> Given request
Output the material exactly, but drop every image it holds.

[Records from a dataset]
++++++

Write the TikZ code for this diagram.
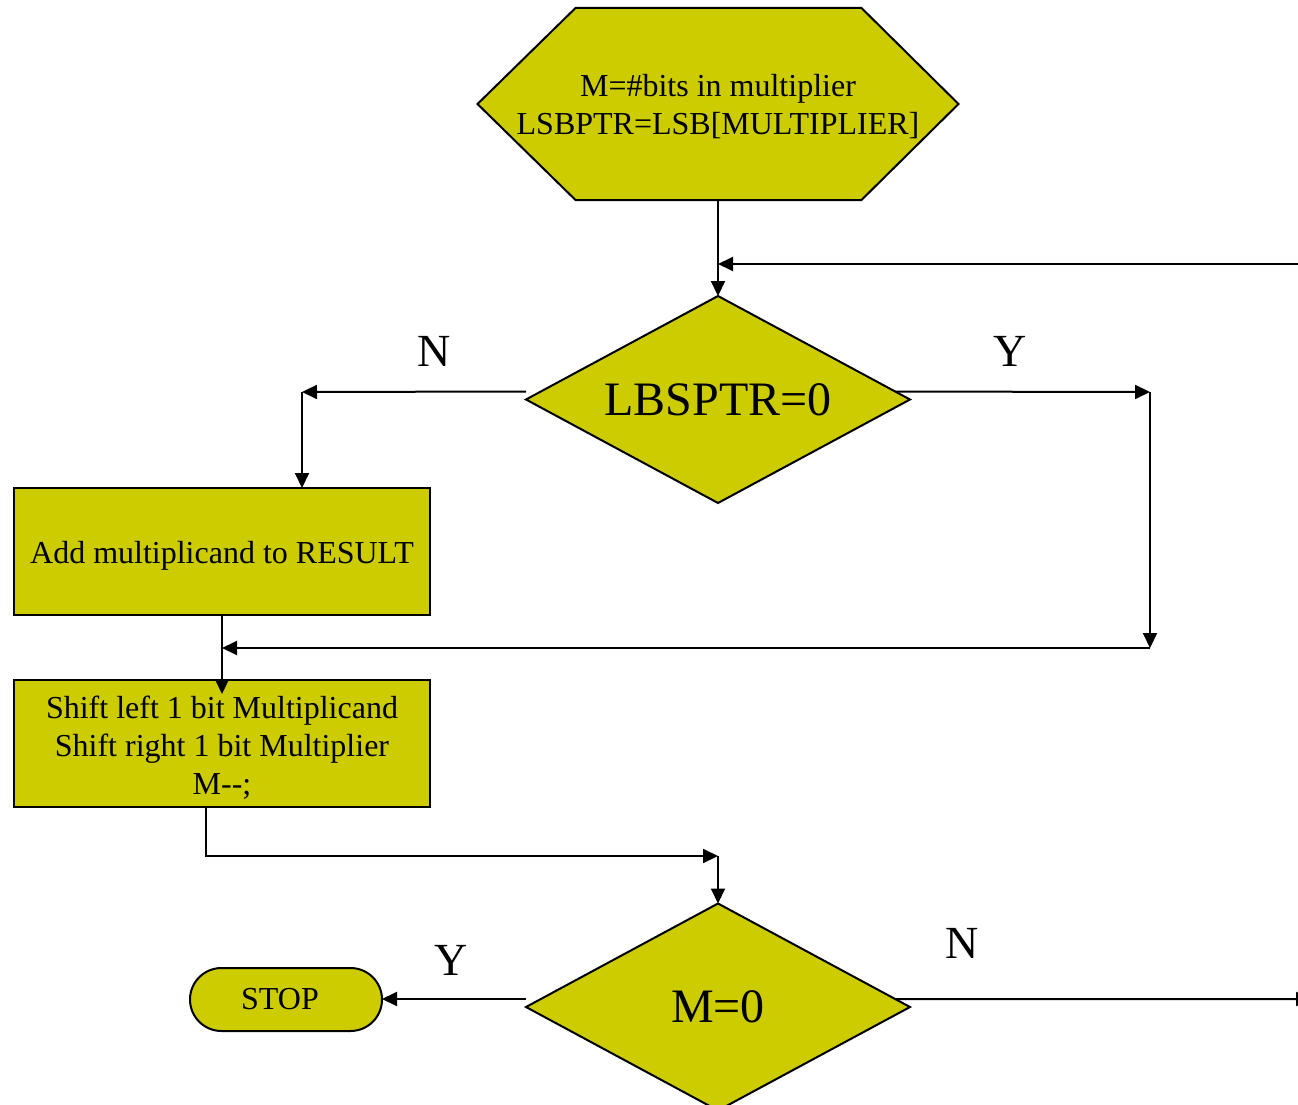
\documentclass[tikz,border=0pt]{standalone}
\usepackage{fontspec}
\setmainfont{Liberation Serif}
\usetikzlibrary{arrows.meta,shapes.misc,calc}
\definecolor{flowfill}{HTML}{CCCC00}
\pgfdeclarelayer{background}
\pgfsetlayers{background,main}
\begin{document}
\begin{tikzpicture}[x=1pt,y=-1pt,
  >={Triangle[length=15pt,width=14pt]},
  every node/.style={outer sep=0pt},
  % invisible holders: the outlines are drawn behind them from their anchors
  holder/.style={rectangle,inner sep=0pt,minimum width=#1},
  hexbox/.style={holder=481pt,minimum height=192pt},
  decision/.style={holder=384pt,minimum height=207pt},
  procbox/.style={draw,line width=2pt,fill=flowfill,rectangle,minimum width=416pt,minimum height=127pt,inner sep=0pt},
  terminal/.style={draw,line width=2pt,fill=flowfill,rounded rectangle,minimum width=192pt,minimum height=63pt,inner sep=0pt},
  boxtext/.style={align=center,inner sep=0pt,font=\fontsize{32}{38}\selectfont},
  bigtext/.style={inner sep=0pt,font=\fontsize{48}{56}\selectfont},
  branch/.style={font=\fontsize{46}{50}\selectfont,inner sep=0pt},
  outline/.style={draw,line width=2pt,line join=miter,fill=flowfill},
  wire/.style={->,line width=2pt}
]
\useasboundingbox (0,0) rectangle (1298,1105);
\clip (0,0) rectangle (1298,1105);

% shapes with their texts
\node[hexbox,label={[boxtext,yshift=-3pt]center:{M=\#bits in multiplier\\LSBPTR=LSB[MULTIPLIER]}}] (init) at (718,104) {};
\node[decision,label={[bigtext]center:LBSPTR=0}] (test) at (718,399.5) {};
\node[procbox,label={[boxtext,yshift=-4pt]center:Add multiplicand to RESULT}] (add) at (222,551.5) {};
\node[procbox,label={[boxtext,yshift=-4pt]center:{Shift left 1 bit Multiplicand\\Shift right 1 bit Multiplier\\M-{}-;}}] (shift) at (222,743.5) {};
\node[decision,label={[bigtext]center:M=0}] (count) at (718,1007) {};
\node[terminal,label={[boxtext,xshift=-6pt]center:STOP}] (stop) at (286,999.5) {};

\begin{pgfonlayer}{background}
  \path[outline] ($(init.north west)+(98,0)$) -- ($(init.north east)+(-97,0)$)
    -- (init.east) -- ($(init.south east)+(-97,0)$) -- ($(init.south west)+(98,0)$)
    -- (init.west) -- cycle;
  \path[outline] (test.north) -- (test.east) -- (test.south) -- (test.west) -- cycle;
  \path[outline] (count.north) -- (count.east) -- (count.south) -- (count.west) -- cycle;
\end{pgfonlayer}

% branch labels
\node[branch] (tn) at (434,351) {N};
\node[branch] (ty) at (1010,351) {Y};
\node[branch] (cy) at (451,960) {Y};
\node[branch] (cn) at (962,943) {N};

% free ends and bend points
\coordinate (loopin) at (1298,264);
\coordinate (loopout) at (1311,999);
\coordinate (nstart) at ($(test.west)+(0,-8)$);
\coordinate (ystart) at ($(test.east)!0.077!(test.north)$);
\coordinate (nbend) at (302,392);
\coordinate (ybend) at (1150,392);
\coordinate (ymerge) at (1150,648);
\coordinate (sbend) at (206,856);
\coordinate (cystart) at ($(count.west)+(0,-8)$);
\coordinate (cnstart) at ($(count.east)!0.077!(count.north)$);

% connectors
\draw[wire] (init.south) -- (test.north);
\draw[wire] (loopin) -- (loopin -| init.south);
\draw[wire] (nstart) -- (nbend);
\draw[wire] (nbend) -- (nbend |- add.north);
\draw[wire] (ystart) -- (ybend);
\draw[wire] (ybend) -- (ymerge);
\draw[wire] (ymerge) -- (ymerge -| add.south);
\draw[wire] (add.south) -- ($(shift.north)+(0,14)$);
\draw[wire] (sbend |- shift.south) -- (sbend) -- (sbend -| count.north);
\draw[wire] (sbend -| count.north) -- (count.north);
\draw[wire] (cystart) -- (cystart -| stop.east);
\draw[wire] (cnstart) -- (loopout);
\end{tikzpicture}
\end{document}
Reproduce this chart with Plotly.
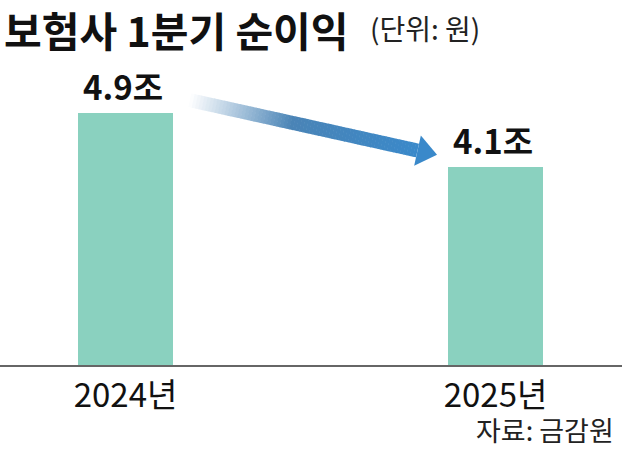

++++++

> Final result
Write the TikZ code for this diagram.
\documentclass[tikz,border=0pt]{standalone}
\usepackage{fontspec}
\setmainfont{Liberation Serif}
\usetikzlibrary{arrows.meta,shapes.misc,calc}
\definecolor{flowfill}{HTML}{CCCC00}
\pgfdeclarelayer{background}
\pgfsetlayers{background,main}
\begin{document}
\begin{tikzpicture}[x=1pt,y=-1pt,
  >={Triangle[length=15pt,width=14pt]},
  every node/.style={outer sep=0pt},
  % invisible holders: the outlines are drawn behind them from their anchors
  holder/.style={rectangle,inner sep=0pt,minimum width=#1},
  hexbox/.style={holder=481pt,minimum height=192pt},
  decision/.style={holder=384pt,minimum height=207pt},
  procbox/.style={draw,line width=2pt,fill=flowfill,rectangle,minimum width=416pt,minimum height=127pt,inner sep=0pt},
  terminal/.style={draw,line width=2pt,fill=flowfill,rounded rectangle,minimum width=192pt,minimum height=63pt,inner sep=0pt},
  boxtext/.style={align=center,inner sep=0pt,font=\fontsize{32}{38}\selectfont},
  bigtext/.style={inner sep=0pt,font=\fontsize{48}{56}\selectfont},
  branch/.style={font=\fontsize{46}{50}\selectfont,inner sep=0pt},
  outline/.style={draw,line width=2pt,line join=miter,fill=flowfill},
  wire/.style={->,line width=2pt}
]
\useasboundingbox (0,0) rectangle (1298,1105);
\clip (0,0) rectangle (1298,1105);

% shapes with their texts
\node[hexbox,label={[boxtext,yshift=-3pt]center:{M=\#bits in multiplier\\LSBPTR=LSB[MULTIPLIER]}}] (init) at (718,104) {};
\node[decision,label={[bigtext]center:LBSPTR=0}] (test) at (718,399.5) {};
\node[procbox,label={[boxtext,yshift=-4pt]center:Add multiplicand to RESULT}] (add) at (222,551.5) {};
\node[procbox,label={[boxtext,yshift=-4pt]center:{Shift left 1 bit Multiplicand\\Shift right 1 bit Multiplier\\M-{}-;}}] (shift) at (222,743.5) {};
\node[decision,label={[bigtext]center:M=0}] (count) at (718,1007) {};
\node[terminal,label={[boxtext,xshift=-6pt]center:STOP}] (stop) at (286,999.5) {};

\begin{pgfonlayer}{background}
  \path[outline] ($(init.north west)+(98,0)$) -- ($(init.north east)+(-97,0)$)
    -- (init.east) -- ($(init.south east)+(-97,0)$) -- ($(init.south west)+(98,0)$)
    -- (init.west) -- cycle;
  \path[outline] (test.north) -- (test.east) -- (test.south) -- (test.west) -- cycle;
  \path[outline] (count.north) -- (count.east) -- (count.south) -- (count.west) -- cycle;
\end{pgfonlayer}

% branch labels
\node[branch] (tn) at (434,351) {N};
\node[branch] (ty) at (1010,351) {Y};
\node[branch] (cy) at (451,960) {Y};
\node[branch] (cn) at (962,943) {N};

% free ends and bend points
\coordinate (loopin) at (1298,264);
\coordinate (loopout) at (1311,999);
\coordinate (nstart) at ($(test.west)+(0,-8)$);
\coordinate (ystart) at ($(test.east)!0.077!(test.north)$);
\coordinate (nbend) at (302,392);
\coordinate (ybend) at (1150,392);
\coordinate (ymerge) at (1150,648);
\coordinate (sbend) at (206,856);
\coordinate (cystart) at ($(count.west)+(0,-8)$);
\coordinate (cnstart) at ($(count.east)!0.077!(count.north)$);

% connectors
\draw[wire] (init.south) -- (test.north);
\draw[wire] (loopin) -- (loopin -| init.south);
\draw[wire] (nstart) -- (nbend);
\draw[wire] (nbend) -- (nbend |- add.north);
\draw[wire] (ystart) -- (ybend);
\draw[wire] (ybend) -- (ymerge);
\draw[wire] (ymerge) -- (ymerge -| add.south);
\draw[wire] (add.south) -- ($(shift.north)+(0,14)$);
\draw[wire] (sbend |- shift.south) -- (sbend) -- (sbend -| count.north);
\draw[wire] (sbend -| count.north) -- (count.north);
\draw[wire] (cystart) -- (cystart -| stop.east);
\draw[wire] (cnstart) -- (loopout);
\end{tikzpicture}
\end{document}
Reproduce this chart with Plotly.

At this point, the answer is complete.